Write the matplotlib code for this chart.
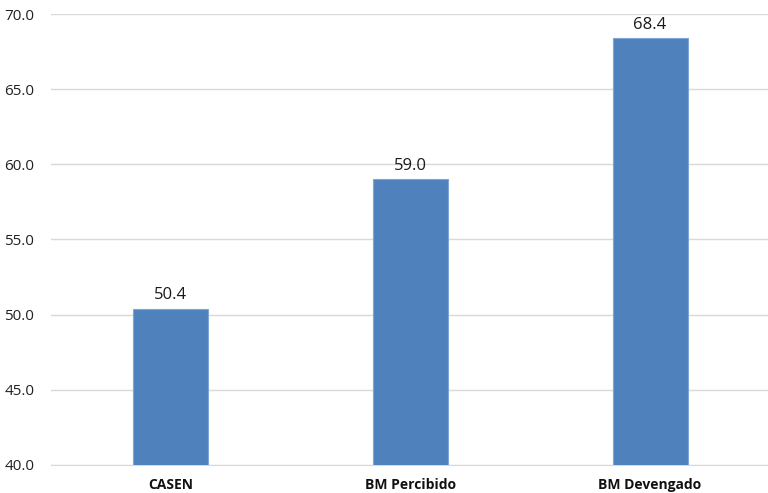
import matplotlib.pyplot as plt
import numpy as np

categorias = ['CASEN', 'BM Percibido', 'BM Devengado']
valores = [50.4, 59.0, 68.4]
yticks = [40.0, 45.0, 50.0, 55.0, 60.0, 65.0, 70.0]

plt.rcParams['font.family'] = ['Open Sans', 'DejaVu Sans']

fig = plt.figure(figsize=(7.68, 4.93), dpi=100)
ax = fig.add_axes([0.0664, 0.0578, 0.936, 0.9128])

x = np.arange(len(categorias))
barras = ax.bar(x, valores, width=0.313, bottom=0, color='#4F81BD',
                edgecolor='#7FA6D6', linewidth=0.8, zorder=3)

for xi, v in zip(x, valores):
    ax.text(xi, v + 0.35, f'{v:.1f}', ha='center', va='bottom', fontsize=12, color='#1a1a1a')

ax.set_xlim(-0.5, 2.5)
ax.set_ylim(40, 70)
ax.set_yticks(yticks)
ax.set_yticklabels([f'{t:.1f}' for t in yticks], fontsize=11, color='#222222')
ax.set_xticks(x)
ax.set_xticklabels(categorias, fontsize=10, fontweight='bold', color='#111111')

ax.grid(axis='y', color='#d9d9d9', linewidth=1, zorder=0)
for s in ['top', 'right', 'left']:
    ax.spines[s].set_visible(False)
ax.spines['bottom'].set_color('#d9d9d9')
ax.tick_params(axis='both', length=0)
ax.tick_params(axis='y', pad=12)
ax.tick_params(axis='x', pad=10)

fig.savefig('out.png', dpi=100)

┄┄┄┄┄┄┄┄┄┄┄┄┄┄┄┄┄┄┄┄

Starting with the first line of the data above and ending with the line containing "plt.rcParams['font.family'] = ['Open", please restate every line exactly, leaving images out.

Output below »
Write the matplotlib code for this chart.
import matplotlib.pyplot as plt
import numpy as np

categorias = ['CASEN', 'BM Percibido', 'BM Devengado']
valores = [50.4, 59.0, 68.4]
yticks = [40.0, 45.0, 50.0, 55.0, 60.0, 65.0, 70.0]

plt.rcParams['font.family'] = ['Open Sans', 'DejaVu Sans']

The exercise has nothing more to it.